Categoria: Reflexão

  • Reflexões sobre o Tempo e a Maturidade

    Reflexões sobre o Tempo e a Maturidade

    Se existisse um botão de reversão para colocar a vida em câmera lenta, eu o teria acionado muitas vezes. Não para reviver os instantes de glória — esses, curiosamente, quase nunca pedem replay —, mas para observar nos detalhes miúdos aquilo que me fez ser quem sou.

    Eu me veria aos vinte e dois, confuso e arrogante, e talvez chorasse ao perceber que estava mais perdido do que imaginava. Aos dezesseis, preocupado com o que ainda não tinha chegado, como se a vida fosse uma ameaça prestes a se cumprir. E aos dez, ah, aos dez eu já temia o futuro como uma sombra inevitável, mas ainda guardava a coragem ingênua de quem acha que pode driblá-lo.

    Nesse exercício de rebobinar a fita — e olhe que nem sei se ainda fabricam aparelhos para isso — eu abraçaria aquele menino solitário que fingia não ligar para o abandono. Guiaria o adolescente ansioso, que achava que o mundo ia desmoronar a cada silêncio, a cada porta fechada. Talvez desejasse tudo ao contrário, talvez me arrependesse de não ter sido mais rápido, mais ousado, mais imprudente. Mas, com honestidade, acho que eu teria sido apenas menos demorado.

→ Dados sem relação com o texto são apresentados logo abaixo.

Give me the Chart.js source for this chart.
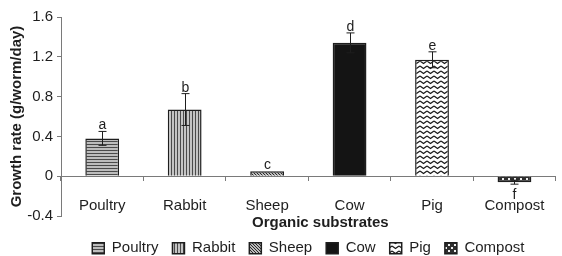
<!DOCTYPE html>
<html>
<head>
<meta charset="utf-8">
<script src="https://cdn.jsdelivr.net/npm/chart.js@4"></script>
<style>
    body { margin: 0; background: #fff; }
</style>
</head>
<body>
<canvas id="growth_chart" width="562" height="256"></canvas>
<script>
var substrates = ['Poultry', 'Rabbit', 'Sheep', 'Cow', 'Pig', 'Compost']
var growthRates = [0.38, 0.67, 0.05, 1.34, 1.17, -0.06]
var growthErrors = [0.07, 0.16, 0, 0.10, 0.08, 0.02]
var groupLetters = ['a', 'b', 'c', 'd', 'e', 'f']
var yTicks = [-0.4, 0, 0.4, 0.8, 1.2, 1.6]

var font = "'Liberation Sans', Arial, sans-serif"
var ink = '#1e1e1e'
var axisGray = '#7a7a7a'

function makePattern(w, h, bg, paint) {
    var c = document.createElement('canvas')
    c.width = w
    c.height = h
    var g = c.getContext('2d')
    g.fillStyle = bg
    g.fillRect(0, 0, w, h)
    paint(g)
    return g.createPattern(c, 'repeat')
}

var fills = [
    // poultry - horizontal lines
    makePattern(3, 3, '#bdbdbd', function (g) {
        g.fillStyle = '#4a4a4a'
        g.fillRect(0, 0, 3, 1)
    }),
    // rabbit - vertical lines
    makePattern(3, 3, '#c4c4c4', function (g) {
        g.fillStyle = '#4a4a4a'
        g.fillRect(0, 0, 1, 3)
    }),
    // sheep - diagonal hatch
    makePattern(3, 3, '#bbbbbb', function (g) {
        g.fillStyle = '#2a2a2a'
        for (var i = 0; i < 3; i++) g.fillRect(i, i, 1, 1)
    }),
    '#141414',
    // pig - zigzag waves
    makePattern(7, 5, '#ffffff', function (g) {
        g.strokeStyle = '#1a1a1a'
        g.lineWidth = 1.3
        g.beginPath()
        g.moveTo(0, 1)
        g.lineTo(3.5, 3.5)
        g.lineTo(7, 1)
        g.stroke()
    }),
    // compost - checks
    makePattern(6, 6, '#2e2e2e', function (g) {
        g.fillStyle = '#f0f0f0'
        g.fillRect(1, 1, 2, 2)
        g.fillRect(4, 4, 2, 2)
    })
]

var errorBars = {
    id: 'errorBars',
    afterDatasetsDraw(chart) {
        var ctx = chart.ctx
        var y = chart.scales.y
        ctx.save()
        ctx.strokeStyle = ink
        ctx.fillStyle = ink
        ctx.lineWidth = 1
        ctx.font = '14px ' + font
        ctx.textAlign = 'center'
        ctx.textBaseline = 'alphabetic'
        growthRates.forEach(function (v, i) {
            var bar = chart.getDatasetMeta(i).data[i]
            var x = Math.round(bar.x) + 0.5
            var e = growthErrors[i]
            var top = y.getPixelForValue(v + e)
            var bottom = y.getPixelForValue(v - e)
            if (e > 0) {
                ctx.beginPath()
                ctx.moveTo(x, top)
                ctx.lineTo(x, bottom)
                ctx.moveTo(x - 4, top)
                ctx.lineTo(x + 4, top)
                ctx.moveTo(x - 4, bottom)
                ctx.lineTo(x + 4, bottom)
                ctx.stroke()
            }
            if (v >= 0) {
                ctx.fillText(groupLetters[i], x, top - 2)
            } else {
                ctx.fillText(groupLetters[i], x, bottom + 15)
            }
        })
        ctx.restore()
    }
}

var xTitle = {
    id: 'xTitle',
    afterDraw(chart) {
        var ctx = chart.ctx
        var area = chart.chartArea
        ctx.save()
        ctx.fillStyle = ink
        ctx.font = 'bold 15px ' + font
        ctx.textAlign = 'center'
        ctx.textBaseline = 'middle'
        ctx.fillText('Organic substrates', (area.left + area.right) / 2 + 12, 223)
        ctx.restore()
    }
}

function drawGraph() {
    var datasets = substrates.map(function (name, i) {
        return {
            label: name,
            data: substrates.map(function (s, j) { return j == i ? growthRates[i] : null }),
            backgroundColor: fills[i],
            borderColor: ink,
            borderWidth: 1.5,
            grouped: false,
            barPercentage: 0.41,
            categoryPercentage: 1
        }
    })

    var ctx = document.getElementById('growth_chart').getContext('2d')
    var myChart = new Chart(ctx, {
        type: 'bar',
        data: {
            labels: substrates,
            datasets: datasets
        },
        plugins: [errorBars, xTitle],
        options: {
            responsive: false,
            animation: false,
            layout: { padding: { top: 17, right: 1, left: 0, bottom: 0 } },
            plugins: {
                tooltip: { enabled: false },
                legend: {
                    position: 'bottom',
                    fullSize: false,
                    maxHeight: 40,
                    title: { display: true, text: '', font: { size: 9 }, padding: 0 },
                    labels: {
                        boxWidth: 12,
                        boxHeight: 11,
                        padding: 14,
                        color: ink,
                        font: { size: 15, family: font }
                    }
                }
            },
            scales: {
                x: {
                    position: { y: 0 },
                    offset: true,
                    grid: { offset: true, drawOnChartArea: false, tickLength: 4, color: axisGray },
                    border: { color: axisGray },
                    ticks: { padding: 17, color: ink, maxRotation: 0, font: { size: 15, family: font } }
                },
                y: {
                    min: -0.4,
                    max: 1.6,
                    afterBuildTicks: function (s) { s.ticks = yTicks.map(function (v) { return { value: v } }) },
                    afterFit: function (s) { s.width = 61 },
                    grid: { drawOnChartArea: false, tickLength: 4, color: axisGray },
                    border: { color: axisGray },
                    ticks: {
                        padding: 4,
                        color: ink,
                        font: { size: 15, family: font },
                        callback: function (v) { return String(Number(v.toFixed(1))) }
                    },
                    title: {
                        display: true,
                        text: 'Growth rate (g/worm/day)',
                        color: ink,
                        font: { size: 15, weight: 'bold', family: font },
                        padding: { top: 8, bottom: 0 }
                    }
                }
            }
        }
    })
}

drawGraph()
</script>
</body>
</html>
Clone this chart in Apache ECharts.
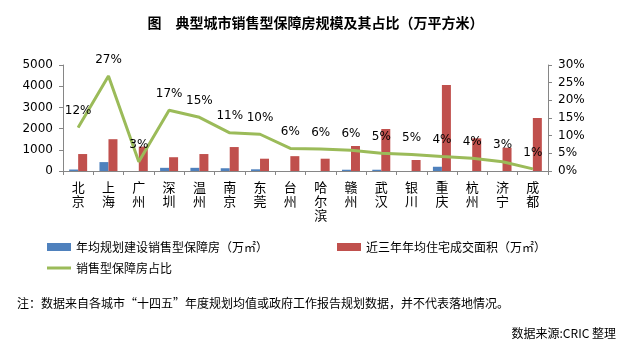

    ​A vida, no entanto, não oferece botão de pausa, nem controle remoto. No máximo, nos entrega ressacas de dias inteiros para lembrar que já não somos os mesmos. Em algum ponto entre a primeira ruga e o primeiro fio branco, a gente aprende que mudar não é sinônimo de curar. A infância se despede quando finalmente criamos coragem para dormir no escuro. A juventude vai embora com aquela euforia de achar que todo erro pode ser corrigido ao amanhecer. E a maturidade… bem, a maturidade nos cobra juros altos: resignação, paciência forçada e uma certa frieza diante de agonias que já não têm energia para se manter vivas.


    ​O que me intriga é: quando foi que eu deixei de chorar como antes? Em que momento os prantos, tão fartos e quase teatrais, deram lugar a uma espécie de silêncio cínico, como quem assina um contrato sem ler as cláusulas? Há quem diga que é sabedoria. Eu, desconfiado, prefiro chamar de desistência elegante.


    ​O tempo cura? Dizem que sim. Mas nem toda transformação é cura. Às vezes, é só maquiagem: a dor não some, apenas troca de roupa. E então nos convencemos de que seguimos em frente quando, na verdade, só mudamos o ângulo da ferida.


    ​Ainda assim, há uma beleza amarga nisso tudo. Porque viver é se surpreender com a própria resistência. É descobrir, meio sem querer, que já não se teme o escuro, mas se teme perder a luz. Que já não se sofre por pequenas rejeições, mas se aprende a conviver com os silêncios maiores, aqueles que ninguém poderá preencher.


    ​Se eu tivesse o tal botão, talvez recuasse até os dez anos só para avisar àquele garoto que o medo nunca desaparece — ele apenas muda de máscara. Talvez fosse até os trinta e seis para me dizer que o orgulho de ter chegado até aqui vale mais do que a coleção de fracassos no caminho. Mas, sem botão, resta o que sempre restou: seguir tropeçando, rindo de si mesmo e tentando dar algum sentido a essa metamorfose interminável que chamamos de vida.